A Woman Warrior

laskarina-bouboulina

Laskarina Bouboulina was born in 1771 in a Constantinople prison, the daughter of Stavrianos Pinotsis, a sea captain from Hydra island, and his wife Skevo. The Ottomans had imprisoned Pinotsis for his part in the failed Orlof Revolution of 1769–1770 against the Ottoman rule. Her father died soon after her birth, and the mother and child returned to Hydra. They moved to the island of Spetses four years later when her mother remarried.

She married twice, first Dimitrios Yiannouzas, and later the wealthy shipowner and captain Dimitrios Bouboulis, taking his surname. Dimitrios was killed in battle against Algerian pirates in 1811. 40 years old by then, Bouboulina took over his fortune and his trading business and had four more ships built at her own expense, including the large warship Agamemnon.
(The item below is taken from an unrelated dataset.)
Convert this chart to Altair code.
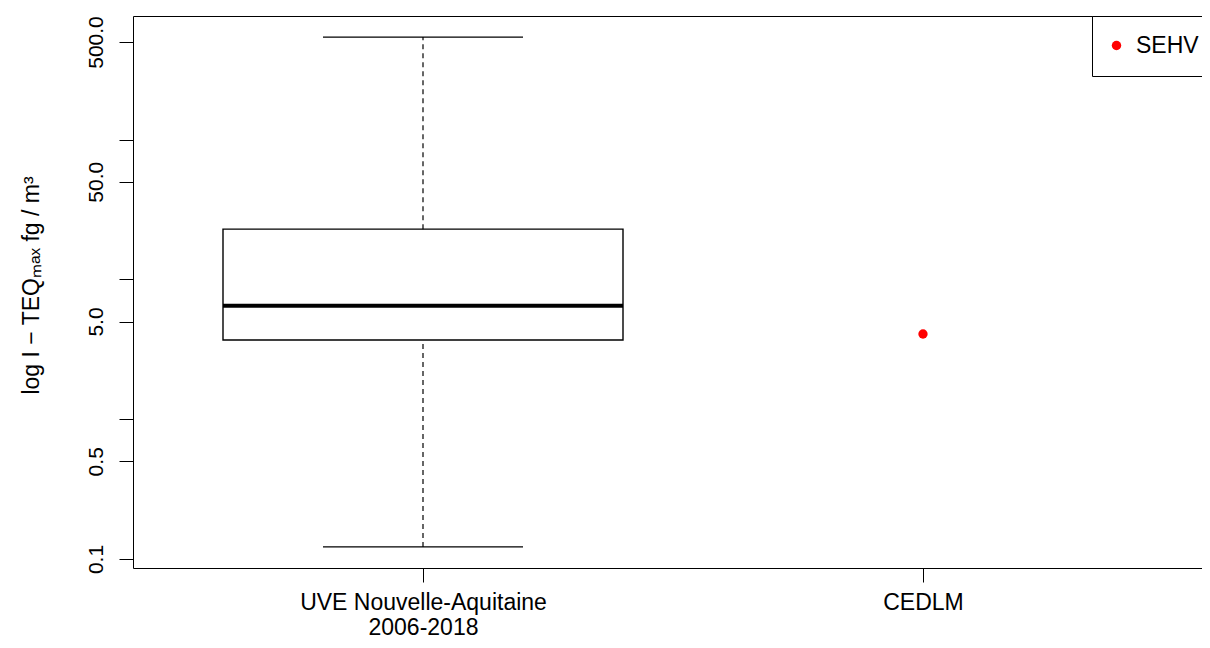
import altair as alt
import pandas as pd

# ---- data ----
categories = ["UVE Nouvelle-Aquitaine\n2006-2018", "CEDLM"]

box_category = ["UVE Nouvelle-Aquitaine\n2006-2018"]
box_low = [0.122]
box_q1 = [3.69]
box_median = [6.49]
box_q3 = [22.9]
box_high = [542.0]

point_category = ["CEDLM"]
point_value = [4.07]
point_source = ["SEHV"]

y_ticks = [0.1, 0.5, 1, 5, 10, 50, 100, 500]
y_labeled = [0.1, 0.5, 5, 50, 500]

FONT = "Liberation Sans"

pos = {c: i + 1 for i, c in enumerate(categories)}

box_df = pd.DataFrame({
    "cat": box_category,
    "pos": [pos[c] for c in box_category],
    "low": box_low, "q1": box_q1, "median": box_median,
    "q3": box_q3, "high": box_high,
})
pt_df = pd.DataFrame({
    "cat": point_category,
    "pos": [pos[c] for c in point_category],
    "value": point_value,
    "source": point_source,
})

xscale = alt.Scale(domain=[0.42, 2.558], nice=False, zero=False)
yscale = alt.Scale(type="log", domain=[0.0862, 767], nice=False)

# label expression for x axis (multi-line)
parts = []
for c in categories:
    lines = c.split("\n")
    if len(lines) > 1:
        txt = "[" + ",".join("'" + l + "'" for l in lines) + "]"
    else:
        txt = "'" + lines[0] + "'"
    parts.append(f"datum.value == {pos[c]} ? {txt} : ")
x_label_expr = "".join(parts) + "''"

y_label_expr = ("indexof([" + ",".join(str(v) for v in y_labeled) +
                "], datum.value) >= 0 ? format(datum.value, '.1f') : ''")

x_axis = alt.Axis(
    values=[pos[c] for c in categories], title=None, grid=False,
    tickSize=14, tickColor="black", tickWidth=1,
    domainColor="black", domainWidth=1,
    labelExpr=x_label_expr, labelFont=FONT, labelFontSize=23,
    labelColor="black", labelAlign="center", labelBaseline="alphabetic",
    labelPadding=27, labelLineHeight=25, labelOverlap=False, labelFlush=False,
    labelLimit=0,
)
y_axis = alt.Axis(
    values=y_ticks, title="log I − TEQₘₐₓ fg / m³", grid=False,
    tickSize=14, tickColor="black", tickWidth=1,
    domainColor="black", domainWidth=1,
    labelExpr=y_label_expr, labelFont=FONT, labelFontSize=21,
    labelColor="black", labelAngle=270, labelAlign="center",
    labelBaseline="alphabetic", labelPadding=17, labelOverlap=False,
    labelFlush=False, labelLimit=0,
    titleFont=FONT, titleFontSize=23, titleFontWeight="normal",
    titleColor="black", titleAngle=270, titleAlign="center",
    titleBaseline="alphabetic", titleX=-95, titleY=269,
)
top_axis = alt.Axis(orient="top", title=None, labels=False, ticks=False,
                    grid=False, domain=True, domainColor="black", domainWidth=1)

base = alt.Chart(box_df)

box = base.transform_calculate(
    xa="datum.pos - 0.4", xb="datum.pos + 0.4"
).mark_rect(fill="white", stroke="black", strokeWidth=1.4).encode(
    x=alt.X("xa:Q", scale=xscale, axis=x_axis),
    x2="xb:Q",
    y=alt.Y("q1:Q", scale=yscale, axis=y_axis),
    y2="q3:Q",
)

whisk_hi = base.mark_rule(color="black", strokeWidth=1.2, strokeDash=[5, 4]).encode(
    x=alt.X("pos:Q", scale=xscale, axis=None),
    y=alt.Y("q3:Q", scale=yscale, axis=y_axis), y2="high:Q",
)
whisk_lo = base.mark_rule(color="black", strokeWidth=1.2, strokeDash=[5, 4]).encode(
    x=alt.X("pos:Q", scale=xscale, axis=None),
    y=alt.Y("low:Q", scale=yscale, axis=y_axis), y2="q1:Q",
)
cap_hi = base.transform_calculate(
    xa="datum.pos - 0.2", xb="datum.pos + 0.2"
).mark_rule(color="black", strokeWidth=1.4).encode(
    x=alt.X("xa:Q", scale=xscale, axis=None), x2="xb:Q",
    y=alt.Y("high:Q", scale=yscale, axis=y_axis),
)
cap_lo = base.transform_calculate(
    xa="datum.pos - 0.2", xb="datum.pos + 0.2"
).mark_rule(color="black", strokeWidth=1.4).encode(
    x=alt.X("xa:Q", scale=xscale, axis=None), x2="xb:Q",
    y=alt.Y("low:Q", scale=yscale, axis=y_axis),
)
med = base.transform_calculate(
    xa="datum.pos - 0.4", xb="datum.pos + 0.4"
).mark_rule(color="black", strokeWidth=4).encode(
    x=alt.X("xa:Q", scale=xscale, axis=None), x2="xb:Q",
    y=alt.Y("median:Q", scale=yscale, axis=y_axis),
)

pts = alt.Chart(pt_df).mark_point(filled=True, size=87, opacity=1).encode(
    x=alt.X("pos:Q", scale=xscale, axis=top_axis),
    y=alt.Y("value:Q", scale=yscale, axis=y_axis),
    color=alt.Color(
        "source:N",
        scale=alt.Scale(domain=point_source, range=["#ff0000"]),
        legend=alt.Legend(
            title=None, orient="none", legendX=959, legendY=0,
            padding=18, strokeColor="black", fillColor="white",
            cornerRadius=0, symbolType="circle", symbolSize=90,
            symbolStrokeWidth=0, symbolOffset=-5, labelFont=FONT,
            labelFontSize=23, labelColor="black", labelOffset=8,
        ),
    ),
)

chart = alt.layer(box, whisk_hi, whisk_lo, cap_hi, cap_lo, med, pts).resolve_axis(
    x="independent"
).properties(
    width=1069, height=552,
    padding={"left": 125, "top": 8, "right": 0, "bottom": 72},
    autosize=alt.AutoSizeParams(type="none"),
    background="white",
).configure_view(stroke=None)

chart.save("out.html", embed_options={"renderer": "svg", "actions": False})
In 1816, the Ottomans tried to confiscate Bouboulina’s property because her second husband had fought for the Russians against the Turks in the Turko-Russian wars. She sailed to Constantinople to meet Russian ambassador Count Pavel Strogonov and seek his protection. In recognition of Bouboulis’s service to the Russians, Strogonov sent her to safety in Crimea. She also met with the mother of Mahmud II, who afterward reportedly convinced her son to leave Bouboulina’s property alone.

Allegedly Bouboulina joined the Filiki Etaireia, an underground organization that was preparing Greece for revolution against Ottoman rule. She would have been one of few women but she is not named in historical members lists. She bought arms and ammunition at her own expense and brought them secretly to Spetses in her ships. Construction of the ship Agamemnon was finished in 1820. She bribed Turkish officials to ignore the ship’s size and it was later one of the largest warships in the hands of Greek rebels. She also organized her own armed troops, composed of men from Spetses. She used most of her fortune to provide food and ammunition for the sailors and soldiers under her command.
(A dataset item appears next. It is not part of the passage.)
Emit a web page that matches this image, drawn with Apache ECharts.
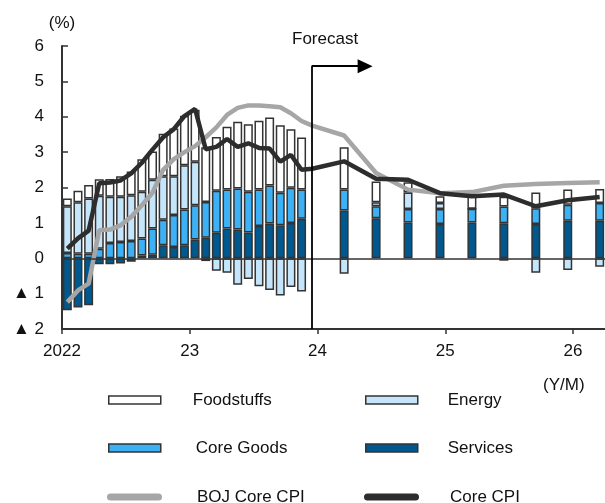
<!DOCTYPE html>
<html><head><meta charset="utf-8">
<script src="https://cdn.jsdelivr.net/npm/echarts@6/dist/echarts.min.js"></script>
<style>html,body{margin:0;padding:0;background:#fff}#c{width:605px;height:503px}</style>
</head><body><div id="c"></div>
<script>
// ---------------- DATA ----------------
const barPeriods = ['2022/01','2022/02','2022/03','2022/04','2022/05','2022/06','2022/07','2022/08','2022/09','2022/10','2022/11','2022/12',
  '2023/01','2023/02','2023/03','2023/04','2023/05','2023/06','2023/07','2023/08','2023/09','2023/10','2023/11',
  '2024/03','2024/06','2024/09','2024/12','2025/03','2025/06','2025/09','2025/12','2026/03'];
const services   = [-1.47,-1.39,-1.33,-0.17,-0.17,-0.15,-0.10,0.08,0.10,0.37,0.32,0.37,
  0.53,0.58,0.72,0.84,0.81,0.73,0.91,0.98,0.93,1.00,1.12,
  1.35,1.13,1.01,0.97,1.01,0.99,0.97,1.06,1.06];
const coreGoods  = [0.15,0.13,0.13,0.27,0.43,0.46,0.49,0.48,0.74,0.72,0.90,1.01,
  0.97,1.01,1.19,1.10,1.16,1.15,1.03,1.08,0.92,0.99,0.82,
  0.59,0.34,0.38,0.42,0.39,0.47,0.44,0.45,0.50];
const energy     = [1.32,1.45,1.56,1.50,1.31,1.28,1.29,1.32,1.38,1.23,1.10,1.25,
  1.23,-0.08,-0.35,-0.41,-0.75,-0.59,-0.79,-0.90,-1.05,-0.81,-0.94,
  -0.44,0.11,0.47,0.17,0.00,-0.07,-0.41,-0.33,-0.24];
const foodstuffs = [0.22,0.33,0.38,0.46,0.50,0.58,0.67,0.92,0.80,1.20,1.35,1.40,
  1.47,1.55,1.52,1.78,1.89,1.91,1.95,1.92,1.91,1.66,1.47,
  1.20,0.59,0.29,0.19,0.35,0.28,0.45,0.43,0.40];

const linePeriods = ['2022/01','2022/02','2022/03','2022/04','2022/05','2022/06','2022/07','2022/08','2022/09','2022/10','2022/11','2022/12',
  '2023/01','2023/02','2023/03','2023/04','2023/05','2023/06','2023/07','2023/08','2023/09','2023/10','2023/11','2023/12',
  '2024/03','2024/06','2024/09','2024/12','2025/03','2025/06','2025/09','2025/12','2026/03'];
const bojCoreCPI = [-1.24,-0.91,-0.72,0.79,0.81,0.93,1.17,1.50,1.85,2.50,2.80,3.00,
  3.17,3.42,3.70,4.05,4.25,4.32,4.32,4.30,4.27,4.10,3.88,3.75,
  3.47,2.41,1.94,1.84,1.87,2.05,2.10,2.13,2.15];
const coreCPI    = [0.27,0.56,0.78,2.12,2.14,2.20,2.40,2.70,3.07,3.42,3.65,4.02,
  4.22,3.08,3.15,3.37,3.15,3.25,3.12,3.10,2.73,2.92,2.50,2.53,
  2.74,2.25,2.22,1.84,1.75,1.80,1.47,1.64,1.73];

const yearTickLabels = ['2022','23','24','25','26'];

// ---------------- HELPERS ----------------
const FONT = "'Liberation Sans', Arial, sans-serif";
const N_MONTHS = 51; // monthly axis 2022/01 .. 2026/03
const axisMonths = [];
for (let i = 0; i < N_MONTHS; i++) {
  const y = 2022 + Math.floor(i / 12), m = (i % 12) + 1;
  axisMonths.push(y + '/' + (m < 10 ? '0' + m : m));
}
function pairs(periods, vals){ return periods.map((p,i)=>[axisMonths.indexOf(p), vals[i]]); }
const tickVals = yearTickLabels.map((_,i)=>i*12);

const C_SERV = '#00598E', C_CG = '#3DB1F5', C_EN = '#C4E5FA', C_FOOD = '#FFFFFF';
const C_GRAY = '#A6A6A6', C_DARK = '#2D2D2D';

function barSeries(name, vals, color){
  return { type:'bar', name, stack:'total', barWidth:9, xAxisIndex:1, data: pairs(barPeriods, vals),
    itemStyle:{ color, borderColor:'#333', borderWidth:1.5 }, z:2 };
}

function legendAt(name, iconX, iconCY, textX, textCY, icon, iw, ih, itemStyle){
  const H0 = 20;
  const dy = Math.round(iconCY - textCY);
  const pad = [dy<0 ? -2*dy : 0, 0, dy>0 ? 2*dy : 0, textX - iconX - iw - 5];
  const H = H0 + 2*Math.abs(dy);
  const g = Math.min(0, ih/2 - H/2);
  return { data:[name], left: iconX, top: iconCY - ih/2 + g, padding:0, itemWidth: iw, itemHeight: ih,
    icon, selectedMode:false, orient:'horizontal',
    textStyle:{ fontSize:17, fontFamily:FONT, color:'#111', lineHeight:20, padding: pad },
    itemStyle };
}
const capsule = 'path://M3.5,0 L51.5,0 A3.5,3.5 0 0 1 51.5,7 L3.5,7 A3.5,3.5 0 0 1 3.5,0 Z';
const boxStyle = c => ({ color:c, borderColor:'#333', borderWidth:1.5 });

const chart = echarts.init(document.getElementById('c'), null, {renderer:'canvas'});
chart.setOption({
  animation:false,
  backgroundColor:'#fff',
  grid:{ left:62, right:0, top:46, bottom:174 },
  xAxis:[
    { type:'value', min:0, max:N_MONTHS, interval:12,
      axisLine:{ onZero:false, lineStyle:{ color:'#333', width:2 } },
      axisTick:{ show:true, length:5, customValues: tickVals, lineStyle:{ color:'#333', width:1.5 } },
      axisLabel:{ customValues: tickVals, formatter: v => yearTickLabels[Math.round(v/12)], margin:14,
        fontSize:17, fontFamily:FONT, color:'#111' },
      splitLine:{ show:false } },
    { type:'category', data: axisMonths, boundaryGap:true, show:false,
      axisLine:{ onZero:false } }
  ],
  yAxis:{ type:'value', min:-2, max:6, interval:1,
    name:'(%)', nameLocation:'end', nameGap:14,
    nameTextStyle:{ fontSize:17, fontFamily:FONT, color:'#111', align:'center' },
    axisLine:{ show:true, onZero:false, lineStyle:{ color:'#333', width:2 } },
    axisTick:{ show:true, inside:true, length:6, lineStyle:{ color:'#333', width:1.5 } },
    axisLabel:{ margin:18, fontSize:17, fontFamily:FONT, color:'#111',
      formatter: v => v < 0 ? '\u25B2 ' + (-v) : String(v) },
    splitLine:{ show:false } },
  legend:[
    legendAt('Foodstuffs', 108, 400, 192, 398, 'rect', 52, 8, boxStyle(C_FOOD)),
    legendAt('Energy', 365, 400, 447, 399, 'rect', 52, 8, boxStyle(C_EN)),
    legendAt('Core Goods', 108, 448, 195, 450, 'rect', 52, 8, boxStyle(C_CG)),
    legendAt('Services', 365, 448, 447, 443, 'rect', 52, 8, boxStyle(C_SERV)),
    legendAt('BOJ Core CPI', 107, 497, 197, 498, capsule, 55, 7, { color:C_GRAY, borderWidth:0 }),
    legendAt('Core CPI', 364, 497, 450, 493, capsule, 55, 7, { color:C_DARK, borderWidth:0 })
  ],
  graphic:[
    { type:'text', left:292, top:31, style:{ text:'Forecast', font:'17px ' + FONT, fill:'#111' } },
    { type:'text', left:543, top:377, style:{ text:'(Y/M)', font:'17px ' + FONT, fill:'#111' } }
  ],
  series:[
    Object.assign(barSeries('Services', services, C_SERV), {
      markLine:{ silent:true, symbol:['none','none'], label:{ show:false },
        lineStyle:{ color:'#333', width:1.5, type:'solid' }, data:[ { yAxis:0 } ] } }),
    barSeries('Core Goods', coreGoods, C_CG),
    barSeries('Energy', energy, C_EN),
    barSeries('Foodstuffs', foodstuffs, C_FOOD),
    { type:'line', name:'BOJ Core CPI', xAxisIndex:1, data: pairs(linePeriods, bojCoreCPI), symbol:'none',
      itemStyle:{ color:C_GRAY }, lineStyle:{ color:C_GRAY, width:4.5 }, z:3 },
    { type:'line', name:'Core CPI', xAxisIndex:1, data: pairs(linePeriods, coreCPI), symbol:'none',
      itemStyle:{ color:C_DARK }, lineStyle:{ color:C_DARK, width:4.5 }, z:4 },
    { type:'line', name:'forecast-marker', xAxisIndex:0, data:[], silent:true,
      markLine:{ silent:true, symbol:['none','none'], label:{ show:false },
        lineStyle:{ color:'#000', width:1.8, type:'solid' },
        data:[
          [ { coord:[23.44,-2] }, { coord:[23.44,5.43] } ],
          [ { coord:[23.44,5.43] }, { coord:[28.47,5.43], symbol:'triangle', symbolSize:[14,15] } ]
        ] } }
  ]
});
</script></body></html>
In March of 1821 Bouboulina raised her own Greek flag on the mast of Agamemnon, based on the flag of the Comnenus dynasty of Byzantine emperors. The people of Spetses revolted in April and later joined forces with ships from other Greek islands. Bouboulina sailed with eight ships to Nafplion and began a naval blockade. Later she took part in the naval blockade and capture of Monemvasia and Pylos.
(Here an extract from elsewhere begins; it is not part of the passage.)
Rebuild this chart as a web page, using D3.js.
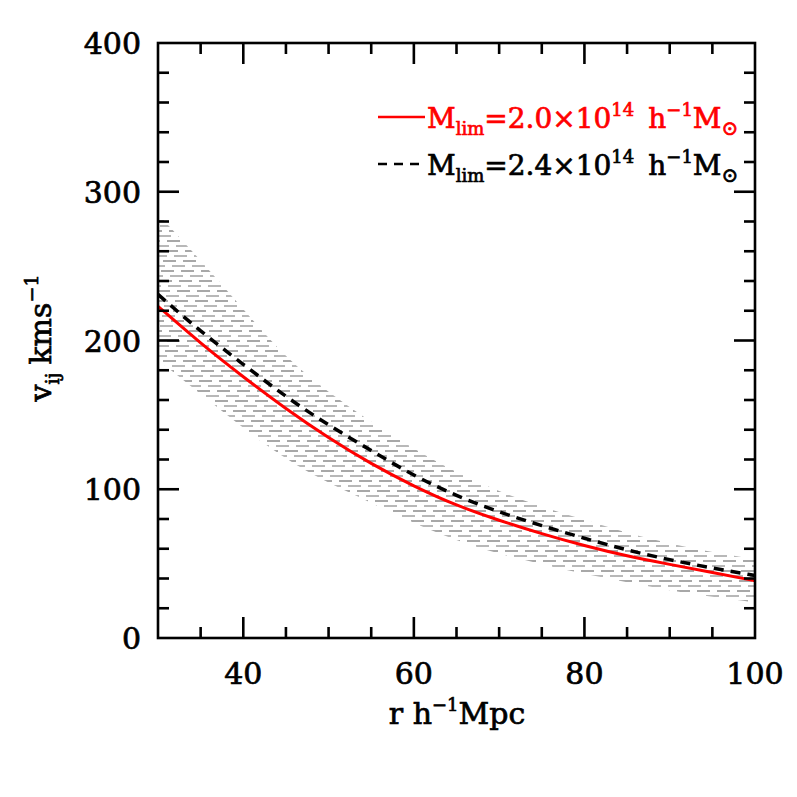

She arrived at Tripolis in time to witness its fall on September 11, 1821 and to meet general Theodoros Kolokotronis. During the ensuing defeat of the Ottoman garrison, Bouboulina saved most of the female members of the sultan’s household.

When the opposing factions erupted into civil war in 1824, the Greek government arrested Bouboulina for her family connection with now-imprisoned Kolokotronis. Eventually she was exiled back to Spetses. She had exhausted her fortune for the war of independence.

In 1823 Emperor Alexander I of Russia granted Bouboulina the rank of Admiral of the Russian Navy and awarded her with the Mongolian sword. Her descendants sold the ship Agamemnon to the Greek state, which renamed it Spetsai. It was burned by Andreas Miaoulis along with the frigate Hellas and the corvette Hydra in the naval base of Poros, during the next Greek civil war in 1831.

Laskarina Bouboulina was killed in 1825 as the result of a family feud in Spetses. The daughter of a Koutsis family and Bouboulina’s son Georgios Yiannouzas had eloped. Seeking her, the girl’s father Christodoulos Koutsis went to Bouboulina’s house with armed members of his family. Infuriated, Bouboulina confronted them from the balcony. After her argument with Christodoulos Koutsis, someone shot at her. She was hit in the forehead and killed instantly; the killer was not identified.

On the island of Spetses the “Bouboulina Museum” is housed in the 300 year-old mansion of Bouboulina’s second husband Bouboulis, where her descendants still live. Her statue stands in the harbor in Spetses. Various streets all over Greece and Cyprus are named in her honor, notably Bouboulina Street in Athens and also in Piraeus and Nicosia.